Wednesday, June 22, 2011

Week 3

This is our second week being with the kids and I am thankful to say that they are behaving so much better! Last week was absolutely exhausting, frustrating, yet also very enlightening. We learned that we must plan. Those who know me know that I am not a planner unless I am thinking about 6 years in the future and freaking out about it. But without plans..the children will try to kill each other. Conclusion: plan or die. So that's what we did this week, we have worked on planning out every moment of our time with the kids and so far so good. They were angels Monday and Tuesday..and today we took them to an indoor water park/splash park. It was fun.. but we had 17 kids today; 7 more than we had planned.

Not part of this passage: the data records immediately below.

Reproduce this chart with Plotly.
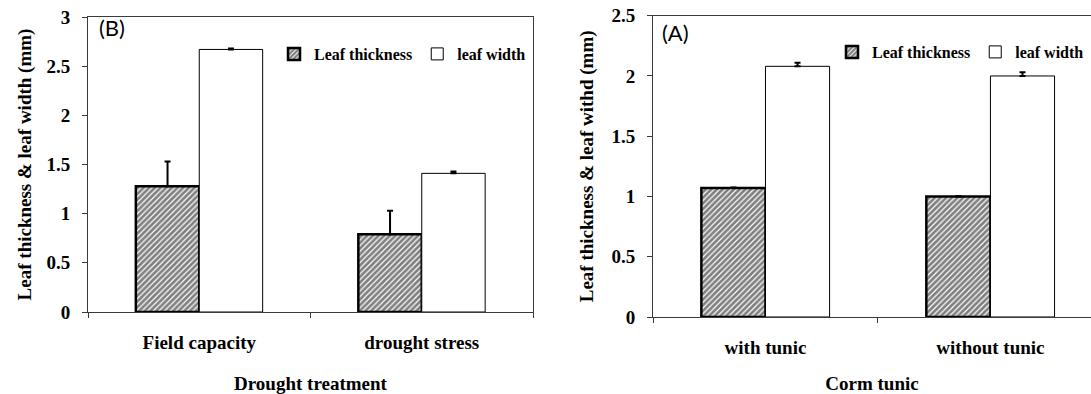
import plotly.graph_objects as go

# Panel (B): drought treatment
treatments = ["Field capacity", "drought stress"]
thickness_b = [1.28, 0.79]
thickness_b_err = [0.25, 0.24]
width_b = [2.67, 1.41]
width_b_err = [0.01, 0.02]

# Panel (A): corm tunic
tunic = ["with tunic", "without tunic"]
thickness_a = [1.07, 1.00]
thickness_a_err = [0.005, 0.005]
width_a = [2.08, 2.00]
width_a_err = [0.03, 0.03]

W, H = 1091, 394
SERIF = "Liberation Serif, Times New Roman, serif"
AXIS_COLOR = "#3a3a3a"

hatch = dict(shape="/", fgcolor="black", bgcolor="white", size=4, solidity=0.7)


def err(values):
    return dict(type="data", symmetric=False, array=values, arrayminus=[0] * len(values),
                color="black", thickness=2, width=3)


fig = go.Figure()

fig.add_trace(go.Bar(
    x=treatments, y=thickness_b, name="Leaf thickness", xaxis="x", yaxis="y",
    marker=dict(color="white", pattern=hatch, line=dict(color="black", width=2.5)),
    error_y=err(thickness_b_err), legend="legend",
))
fig.add_trace(go.Bar(
    x=treatments, y=width_b, name="leaf width", xaxis="x", yaxis="y",
    marker=dict(color="white", line=dict(color="black", width=1)),
    error_y=err(width_b_err), legend="legend",
))
fig.add_trace(go.Bar(
    x=tunic, y=thickness_a, name="Leaf thickness", xaxis="x2", yaxis="y2",
    marker=dict(color="white", pattern=hatch, line=dict(color="black", width=2.5)),
    error_y=err(thickness_a_err), legend="legend2",
))
fig.add_trace(go.Bar(
    x=tunic, y=width_a, name="leaf width", xaxis="x2", yaxis="y2",
    marker=dict(color="white", line=dict(color="black", width=1)),
    error_y=err(width_a_err), legend="legend2",
))

tick_font = dict(family=SERIF, size=19, color="black", weight="bold")
title_font = dict(family=SERIF, size=19, color="black", weight="bold")

# automargin stays on so the standoffs are honoured; margin.autoexpand=False keeps
# the plot areas exactly at their domains
common_x = dict(
    type="category", showline=True, linecolor=AXIS_COLOR, linewidth=1,
    ticks="outside", tickson="boundaries", ticklen=5, tickcolor=AXIS_COLOR,
    showgrid=False, zeroline=False, tickfont=tick_font, ticklabelstandoff=13,
    title_font=title_font, fixedrange=True, automargin=True,
)
common_y = dict(
    showline=True, linecolor=AXIS_COLOR, linewidth=1, ticks="outside", ticklen=5,
    tickcolor=AXIS_COLOR, showgrid=False, zeroline=False, tickfont=tick_font,
    ticklabelstandoff=8, dtick=0.5, title_font=title_font, fixedrange=True, automargin=True,
)

legend_common = dict(
    orientation="h", bgcolor="rgba(0,0,0,0)",
    font=dict(family=SERIF, size=16, color="black", weight="bold", style="normal"),
    yanchor="middle", itemwidth=30, tracegroupgap=0,
)

fig.update_layout(
    width=W, height=H, margin=dict(l=0, r=0, t=0, b=0, autoexpand=False),
    paper_bgcolor="white", plot_bgcolor="white",
    barmode="group", bargap=0.43, bargroupgap=0,
    xaxis=dict(common_x, domain=[88 / W, 533 / W], anchor="y", mirror=True, range=[-0.5, 1.5],
               title=dict(text="Drought treatment", standoff=25)),
    yaxis=dict(common_y, domain=[(H - 312) / H, (H - 17) / H], anchor="x", mirror=True, range=[0, 3],
               title=dict(text="Leaf thickness & leaf width (mm)", standoff=9)),
    xaxis2=dict(common_x, domain=[653 / W, 1.0], anchor="y2", mirror=True, range=[-0.5, 1.447],
                title=dict(text="Corm tunic", standoff=21)),
    yaxis2=dict(common_y, domain=[(H - 317) / H, (H - 15.7) / H], anchor="x2", mirror=False, range=[0, 2.5],
                title=dict(text="Leaf thickness & leaf withd (mm)", standoff=12)),
    legend=dict(legend_common, x=274 / W, xanchor="left", y=1 - 54 / H),
    legend2=dict(legend_common, x=1089 / W, xanchor="right", y=1 - 52 / H),
    annotations=[
        dict(text="(B)", x=97 / W, y=1 - 27 / H, xref="paper", yref="paper", xanchor="left",
             yanchor="middle", showarrow=False, font=dict(family="Lato", size=22, color="black")),
        dict(text="(A)", x=660 / W, y=1 - 33 / H, xref="paper", yref="paper", xanchor="left",
             yanchor="middle", showarrow=False, font=dict(family="Lato", size=22, color="black")),
    ],
)

fig.write_html("out.html")
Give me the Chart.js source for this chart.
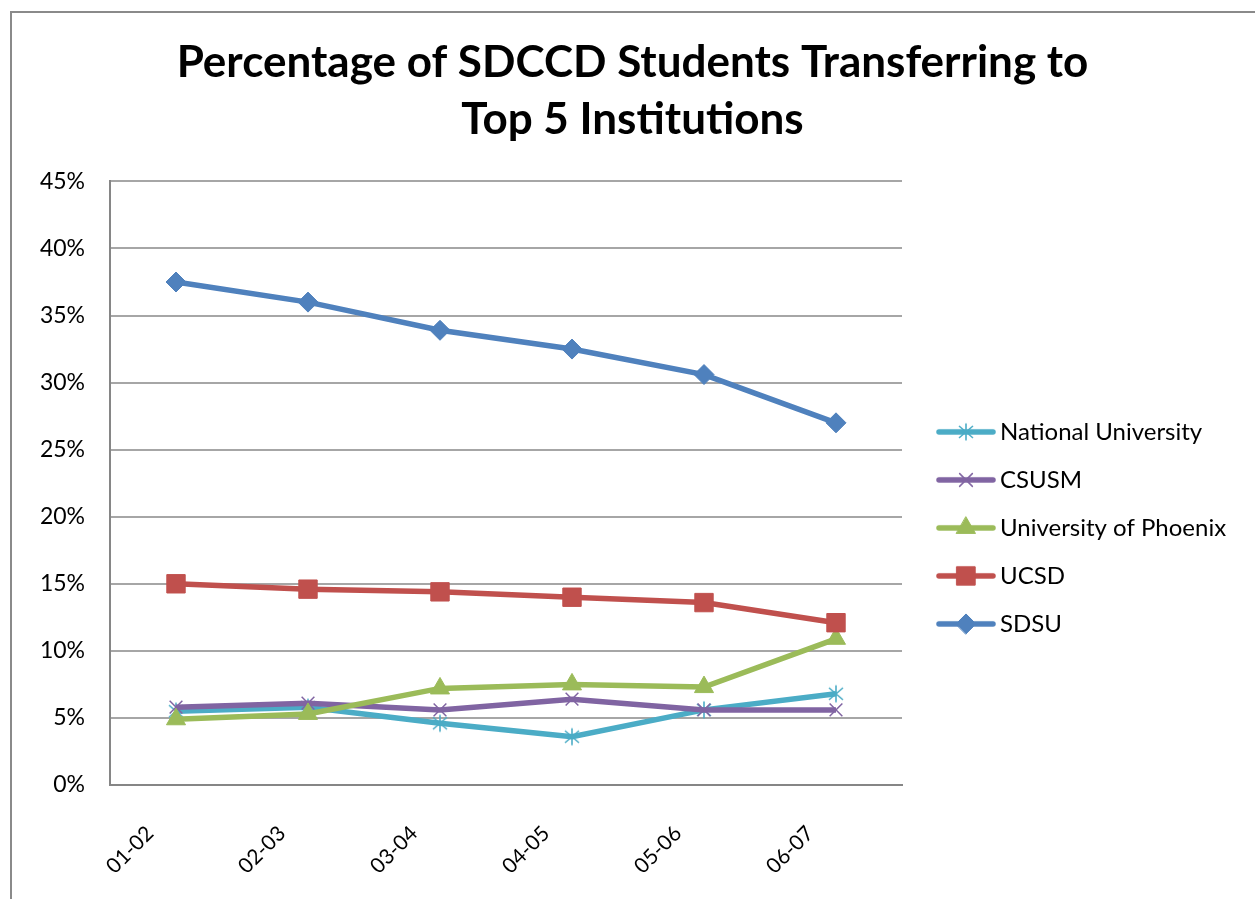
<!DOCTYPE html>
<html>
<head>
<meta charset="utf-8">
<script src="https://cdn.jsdelivr.net/npm/chart.js@4"></script>
<style>
  html, body { margin: 0; padding: 0; background: #fff; }
  #wrap { width: 1255px; height: 899px; }
</style>
</head>
<body>
<div id="wrap"><canvas id="transferChart" width="1255" height="899"></canvas></div>
<script>
// school years on the x axis
const years = ["01-02", "02-03", "03-04", "04-05", "05-06", "06-07"];

// percent of transfers
const nationalU = [5.5, 5.8, 4.6, 3.6, 5.6, 6.8];
const csusm = [5.8, 6.1, 5.6, 6.4, 5.6, 5.6];
const phoenix = [4.9, 5.3, 7.2, 7.5, 7.3, 10.9];
const ucsd = [15.0, 14.6, 14.4, 14.0, 13.6, 12.1];
const sdsu = [37.5, 36.0, 33.9, 32.5, 30.6, 27.0];

const yMax = 45;
const yStep = 5;

const FONT = "Lato, 'Noto Sans', sans-serif";
const gridGray = "#a6a6a6";
const axisGray = "#868686";

// Excel's star marker: a vertical stroke plus an X
function asterisk(color) {
    const c = document.createElement("canvas");
    c.width = 20;
    c.height = 20;
    const g = c.getContext("2d");
    g.strokeStyle = color;
    g.lineWidth = 1.6;
    g.beginPath();
    g.moveTo(10, 1.5); g.lineTo(10, 18.5);
    g.moveTo(3, 4); g.lineTo(17, 16);
    g.moveTo(17, 4); g.lineTo(3, 16);
    g.stroke();
    return c;
}

// little line + marker icon for the legend
function legendIcon(color, style, radius, border) {
    const c = document.createElement("canvas");
    c.width = 80;
    c.height = 28;
    const g = c.getContext("2d");
    g.strokeStyle = color;
    g.fillStyle = color;
    g.lineWidth = 5.5;
    g.lineCap = "round";
    g.beginPath();
    g.moveTo(22, 14);
    g.lineTo(76, 14);
    g.stroke();
    g.lineWidth = border;
    if (typeof style === "string") {
        Chart.helpers.drawPoint(g, { pointStyle: style, radius, borderWidth: border, rotation: 0 }, 49, 14);
    } else {
        g.drawImage(style, 49 - style.width / 2, 14 - style.height / 2);
    }
    return c;
}

function series(label, data, color, style, radius, border, order) {
    return {
        label,
        data,
        order,
        borderColor: color,
        backgroundColor: color,
        borderWidth: 5.5,
        pointStyle: style,
        pointRadius: radius,
        pointHoverRadius: radius,
        pointBorderWidth: border,
        pointBackgroundColor: color,
        pointBorderColor: color,
        tension: 0,
        fill: false,
        icon: legendIcon(color, style, radius, border)
    };
}

const datasets = [
    series("National University", nationalU, "#4BACC6", asterisk("#4BACC6"), 9, 1.5, 5),
    series("CSUSM", csusm, "#8064A2", "crossRot", 9, 1.5, 4),
    series("University of Phoenix", phoenix, "#9BBB59", "triangle", 11, 1, 3),
    series("UCSD", ucsd, "#C0504D", "rect", 13, 1, 2),
    series("SDSU", sdsu, "#4F81BD", "rectRot", 10, 1, 1)
];

const legendFontSize = 24;
const legendPad = 24;
const iconWidth = 62;
const plotRight = 902;
const padRight = -10;

const frame = {
    id: "frame",
    beforeDraw(chart) {
        const ctx = chart.ctx;
        ctx.save();
        ctx.fillStyle = "#fff";
        ctx.fillRect(0, 0, chart.width, chart.height);
        ctx.strokeStyle = "#8a8a8a";
        ctx.lineWidth = 2;
        ctx.strokeRect(11, 12, 1400, 1000);
        ctx.restore();
    }
};

// fix the legend box width so the plot stops at the same x as the picture
const legendWidthFix = {
    id: "legendWidthFix",
    beforeLayout(chart) {
        const lg = chart.legend;
        if (!lg || lg._widthFixed) return;
        const fit = lg.fit;
        lg.fit = function () {
            fit.call(this);
            this.width = chart.width - padRight - plotRight;
        };
        lg._widthFixed = true;
    }
};

new Chart(document.getElementById("transferChart"), {
    type: "line",
    data: { labels: years, datasets },
    plugins: [frame, legendWidthFix],
    options: {
        responsive: false,
        animation: false,
        layout: {
            padding: { left: 0, top: 0, bottom: 0, right: padRight }
        },
        plugins: {
            tooltip: { enabled: false },
            title: {
                display: true,
                text: ["Percentage of SDCCD Students Transferring to", "Top 5 Institutions"],
                color: "#000",
                font: { family: FONT, size: 44, weight: "bold", lineHeight: 1.3 },
                padding: { top: 34, bottom: 33 }
            },
            legend: {
                position: "right",
                align: "center",
                fullSize: false,
                title: { display: true, text: "", padding: { top: 0, bottom: 75 } },
                labels: {
                    usePointStyle: true,
                    pointStyleWidth: iconWidth,
                    padding: legendPad,
                    color: "#000",
                    font: { family: FONT, size: legendFontSize },
                    generateLabels: chart => chart.data.datasets.map((ds, i) => ({
                        text: ds.label,
                        pointStyle: ds.icon,
                        fillStyle: ds.borderColor,
                        strokeStyle: ds.borderColor,
                        lineWidth: 0,
                        fontColor: "#000",
                        hidden: false,
                        datasetIndex: i
                    }))
                }
            }
        },
        scales: {
            x: {
                offset: true,
                grid: { display: false, drawTicks: false },
                border: { color: axisGray, width: 2 },
                ticks: {
                    color: "#000",
                    font: { family: FONT, size: 21 },
                    minRotation: 45,
                    maxRotation: 45,
                    padding: 36,
                    labelOffset: -26
                },
                afterFit: s => { s.height = 114; }
            },
            y: {
                min: 0,
                max: yMax,
                grid: { color: gridGray, lineWidth: 2, drawTicks: false },
                border: { color: axisGray, width: 2 },
                ticks: {
                    stepSize: yStep,
                    color: "#000",
                    font: { family: FONT, size: 23 },
                    padding: 25,
                    callback: v => v + "%"
                },
                afterFit: s => { s.width = 110; }
            }
        }
    }
});
</script>
</body>
</html>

It was a logistical nightmare but once we got into the park they had a blast, and so did we the "adults". It's still a little weird that I am being lumped into this category because half of the kids think I am 16 and call me Lizzy and the other half ask me where my children are while I'm here and call me Miss Lizzy (or Kelsey or Katy; few have realized my name isn't actually Lizzy). Oh well.

The weekend was a much needed reprieve from the busy and exhausting week we had last week. Friday was awful and I felt like I was going to lose it with the kids. I didn't thankfully. Over the weekend I was able to do some reflecting on the previous week. I am having a much easier time keeping my cool than I thought I was going to. I have been very good at not losing my patience and dealing with the children in the best way I know how. It is very easy to get frustrated with the kids but I have been able to put myself in their shoes and get a better understand as to why they have the need to act out or misbehave.

Their culture is very different than the one I am used to, which brings me to the subject of the "otherness" that we are living in. I hate yelling at children. I don't like having to make children afraid of me to listen to me. This really frustrated me last week until I took a step back and realized that it was what they were used to. In their culture and in their homes, the majority of the children are used to being yelled at and being afraid of the person doing the yelling. I am still not okay with yelling but I am getting better at standing my ground and turning the fear into respect. It is only a week in but I can already tell that we are beginning to strengthen our relationships with the kids and slowly but surely are gaining their trust. This may not seem like a big deal but it is monumental. In their world there are few people that they are able to depend on, if any at all. For this reason, trusting the "other" is probably a difficult concept. In this neighborhood "everyone always leaves", and they learn quickly to not get too attached to anyone and to keep their guards up. Well the guards are still up but the walls are slowing crumbling. The tough girls are starting to relax a bit and laugh at the white girl's attempt to step, and the big bad boys are fighting over who gets to help clean up after lunch. It may be a baby step, but at least it's a step forward.

The "otherness" is wearing off and the kids are beginning to claim us as their own- we are working on street names but so far only one of us has been given one. We have only been here for a week and a half and the outlook is very good for the rest of the summer.. or so I hope. This will probably be one of the hardest summers of our lives but we will certainly never regret any moment we have been granted.